As Chic laced up his new shoe, Wilce, always the psychologist, briskly and nervously in uncustomary fashion walked up and down the Buckeye bench instructing “all Ohio substitutes to concentrate on just one image – the picture of Harley kicking the winning point after touchdown.”

On the field, waiting for Harley, was a calm Van Dyne, who had volunteered to hold the ball for Harley, the first time he had ever been put into that role.

“A scoreboard that showed the score 6-6,” wrote Columbus Citizen reporter E.H. Penisten, “An almost breathless stillness of suspense broken only by the wind that swept the grey sentinel bleachers on either side of the field.  Four thousand spectators who realized that only a simple minute of time remained, whose hearts beat with a mingled feeling of hope for victory and dread of impending defeat.  And down on a rain-soaked field a scarlet jerseyed player – a freshman playing his first big game, lacing his shoes for an attempt at goal that was to mean more than any one play in the two score years of football history of his alma mater.”

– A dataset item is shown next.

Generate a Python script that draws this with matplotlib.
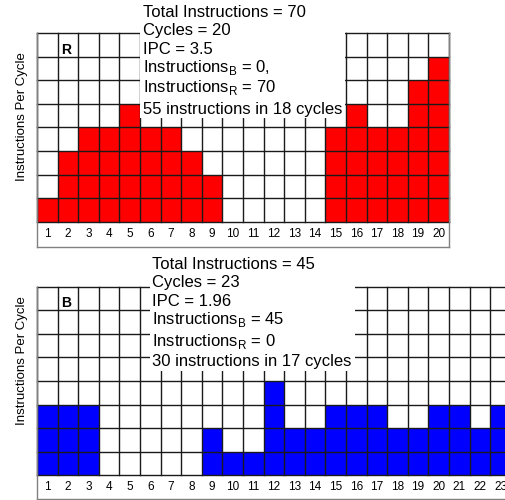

With mud splattered across his face, jersey, socks, pants, and left shoe, Harley stood nearly ankle deep in muck waiting for the snap to Van Dyke.  The hike was perfect, as Chic gauged the distance carefully from the line and sent the ball sailing perfectly between the uprights.  For a moment, stone silence.  Then pandemonium broke out among State fans.  Several people fainted in the bleachers, said reports.  With the minute that remained on the clock, Illinois tried desperately to recover, but couldn’t.  Delirious Buckeye fans – all 175 of them – broke down a fence in front of the bleachers, running up to members of the team to congratulate them, slapping them on the back, hugging, and dancing around like little children.  Harley, the hero who had scored all seven points in spectacular fashion, fled in embarrassment for the more comfortable confines of the locker room.  As he was running, tackle Bob Karch threw his arms around Chic and carried him all the way to the dressing room, tears streaming down his face.” (Wessell, 2009).